1. Claimant refused a job offer from her old employer, New Homestead.

2. She testified that over a period of more than nine weeks she sought employment at only two places. One was at the local sheriff's office where she said she could get a job "if we had a different sheriff". Since there wasn't a different sheriff, it is difficult to see how this could be construed as "earnestly and actively seeking work."

3. Her other employment contact was at a place identified in the record only as U.F.S.

4. In addition she said she "intended" to seek work with a company planning to build a plant near Guthrie Center.

This was the sum total of her job endeavors over a nine-week period.
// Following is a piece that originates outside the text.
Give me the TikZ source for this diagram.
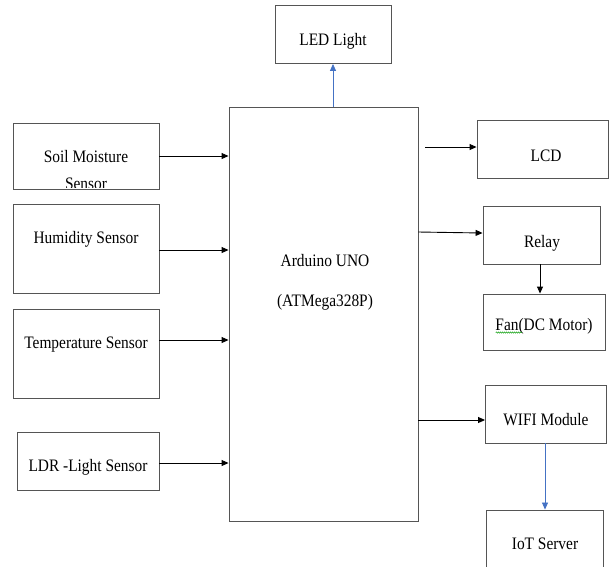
\documentclass[tikz,border=0pt]{standalone}
\usepackage{fontspec}
\setmainfont{Liberation Serif}[FakeStretch=0.88]
\usetikzlibrary{arrows.meta,decorations.pathmorphing}
\definecolor{wordblue}{HTML}{4472C4}
\definecolor{boxgray}{HTML}{555555}
\begin{document}
\begin{tikzpicture}[x=1pt,y=-1pt,
  box/.style={draw=boxgray,line width=0.9pt,rectangle,inner sep=0pt},
  txt/.style={anchor=base,inner sep=0pt,font=\fontsize{17.5}{21}\selectfont},
  arr/.style={draw=black,line width=0.9pt,-{Triangle[length=7pt,width=6pt]}},
  barr/.style={draw=wordblue,line width=0.8pt,-{Triangle[length=7pt,width=6pt]}}]
\useasboundingbox (0,0) rectangle (609,566);
% boxes
\node[box,minimum width=116pt,minimum height=58pt] (led) at (333,34.5) {};
\node[box,minimum width=189pt,minimum height=414pt] (ard) at (323.5,314) {};
\node[box,minimum width=146pt,minimum height=66pt] (soil) at (86,156) {};
\node[box,minimum width=146pt,minimum height=89pt] (hum) at (86,248.5) {};
\node[box,minimum width=146pt,minimum height=89pt] (temp) at (86,353.5) {};
\node[box,minimum width=142pt,minimum height=58pt] (ldr) at (88,461) {};
\node[box,minimum width=131pt,minimum height=58pt] (lcd) at (542.5,149.5) {};
\node[box,minimum width=117pt,minimum height=58pt] (relay) at (541.5,235) {};
\node[box,minimum width=122pt,minimum height=56pt] (fan) at (544.5,322) {};
\node[box,minimum width=121pt,minimum height=58pt] (wifi) at (546,414) {};
\node[box,minimum width=117pt,minimum height=66pt] (iot) at (544.5,543) {};
% texts
\node[txt] (ledT) at (333,45) {LED Light};
\node[txt] (ardT1) at (325,266) {Arduino UNO};
\node[txt] (ardT2) at (325,306) {(ATMega328P)};
\begin{scope}
\clip ([yshift=1pt]soil.north west) rectangle ([yshift=1.5pt]soil.south east);
\node[txt] (soilT1) at (86,162) {Soil Moisture};
\node[txt] (soilT2) at (86,189) {Sensor};
\end{scope}
\node[txt] (humT) at (86,243) {Humidity Sensor};
\node[txt] (tempT) at (86,348) {Temperature Sensor};
\node[txt] (ldrT) at (88,471) {LDR -Light Sensor};
\node[txt] (lcdT) at (546,161) {LCD};
\node[txt] (relayT) at (542,247) {Relay};
\node[txt] (fanT) at (544,330) {Fan(DC Motor)};
\draw[green!60!black,line width=0.5pt,decorate,decoration={snake,amplitude=0.6pt,segment length=2pt}]
  ([xshift=0.5pt,yshift=-2.5pt]fanT.base west) -- ++(26,0);
\node[txt] (wifiT) at (546,425) {WIFI Module};
\node[txt] (iotT) at (545,549) {IoT Server};
% connectors
\coordinate (lcdS) at (425,147);
\draw[barr] (ard.north -| led.south) -- (led.south);
\draw[arr] (soil.east |- 0,156) -- (ard.west |- 0,156);
\draw[arr] (hum.east |- 0,250) -- (ard.west |- 0,250);
\draw[arr] (temp.east |- 0,340) -- (ard.west |- 0,340);
\draw[arr] (ldr.east |- 0,463) -- (ard.west |- 0,463);
\draw[arr] (lcdS) -- (lcdS -| lcd.west);
\draw[arr] (ard.east |- 0,232) -- (relay.west |- 0,233);
\draw[arr] (relay.south -| 540,0) -- (fan.north -| 540,0);
\draw[arr] (ard.east |- 0,420) -- (wifi.west |- 0,420);
\draw[barr] (wifi.south -| 545,0) -- (iot.north -| 545,0);
\end{tikzpicture}
\end{document}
Assuming the U.F.S. contact was made in good faith, this single job inquiry over an extended period does not constitute "being available for work" or "earnestly and actively seeking work", as the statute provides, nor does it comply with the Job Service rule demanding that an individual act *273 as a "normal, prudent person who is out of work and seeking work."

Taking claimant's testimony as a whole rather than only the statement upon which the hearing officer and the majority rely, I cannot find substantial support for this claim. On the contrary the evidence is undisputed that she refused one job offer; made only one legitimate employment contact; never wavered from her intention to return to the postal service as soon as possible; and was content to bide her time until then while collecting unemployment compensation. Ironically New Homestead, an employer she left voluntarily and whose renewed job offer she rejected, must now contribute to the unemployment compensation she will receive.

REYNOLDSON, C. J., and LARSON, J., join this dissent.